I am trying to understand the accepted answer by @Fabian to the post Asymptotic expansion of the complete elliptic integral of the first kind.
After a substituion the following integral is obtained
$$ K(k) = \int_{1-k^2}^1\!dy\,\frac{1}{2 \sqrt{y(1-y)(y-1 +k^2)}}$$
and the integral is expanded in $ \epsilon = 1-k$ to get
$$ K(k) = \int_{1-k^2}^1\!dy\frac{1}{2 y \sqrt{1-y}} + O(1)$$
@Fabian then adds that "<…> The estimate of the error term follows from the fact that expanding in $\eta =1-k^2$, we have $$K(k) = \sum_{n=0}^\infty c_n \eta^n \int_{\eta}^1\!dy\, y^{-1-n} (1-y)^{-1/2}$$
with $c_n$ some constants <…>"
I cannot reproduce the calculation. Going back to the first expansion of the integrand in $\epsilon = 1-k$ I calculated further terms
$$ \frac{1}{2 \sqrt{y(1-y)(y-1 +k^2)}} = \frac{1}{2 y \sqrt{1-y}} + \frac{\epsilon}{2 y^2 \sqrt{1-y}} + \frac{(3-y)\epsilon^2}{4y^3 \sqrt{1-y}} + O(\epsilon^3) $$
but I fail to understand how further process is achieved. If I understood, the integral of the series is to be considered, and then the integral expanded in $\eta = 1-k^2$, but I do not understand how.

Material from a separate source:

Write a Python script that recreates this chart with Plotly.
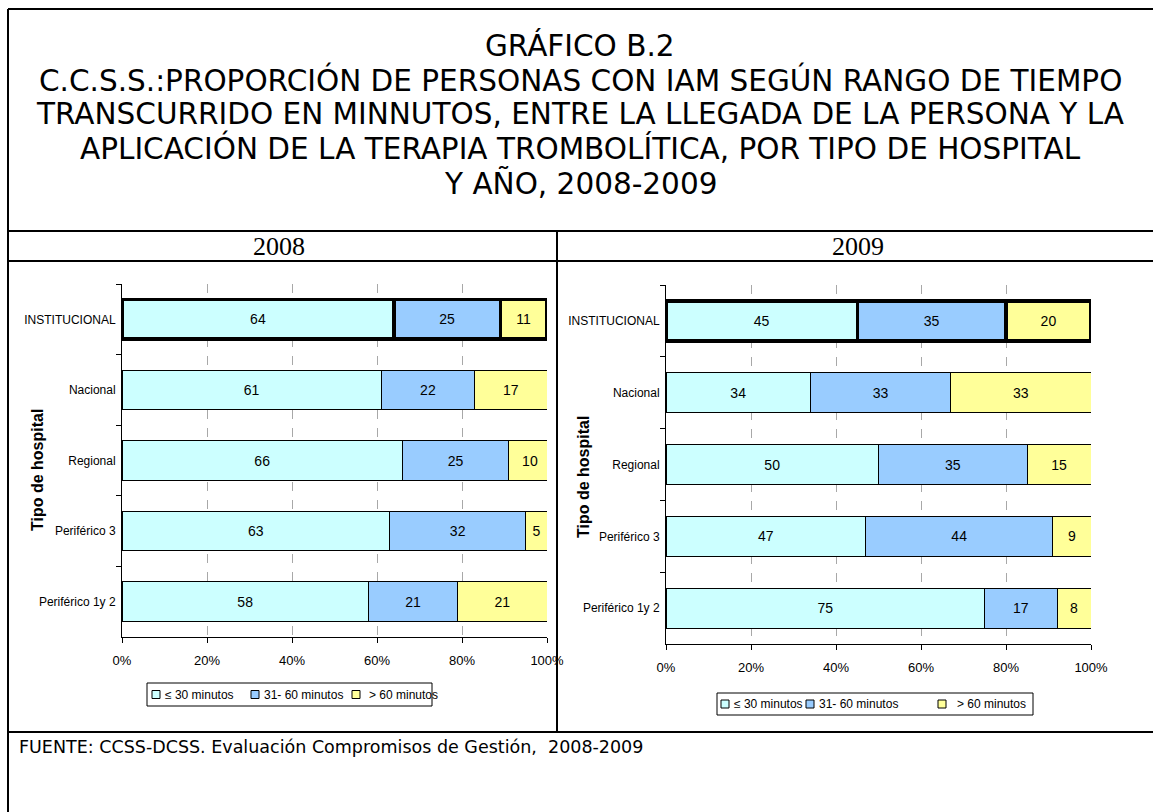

Let me rewrite the series expansion for the integral in terms of $k$
$$\frac{1}{2 \sqrt{y(1-y)(y-1 +k^2)}} = \frac{1}{2 y \sqrt{1-y}} + \frac{1-k}{2 y^2 \sqrt{1-y}} + \frac{(3-y)(1-k)^2}{4y^3 \sqrt{1-y}} + O((1-k)^3) $$
and the integral to be expanded in $1-k^2$ is $$K(k) = \int_{1-k^2}^1\!dy \Bigg( \frac{1}{2 y \sqrt{1-y}} + \frac{1-k}{2 y^2 \sqrt{1-y}} + \frac{(3-y)(1-k)^2}{4y^3 \sqrt{1-y}} + O((1-k)^3) \Bigg)$$
but I get quite stuck. Any suggestion would be most welcome.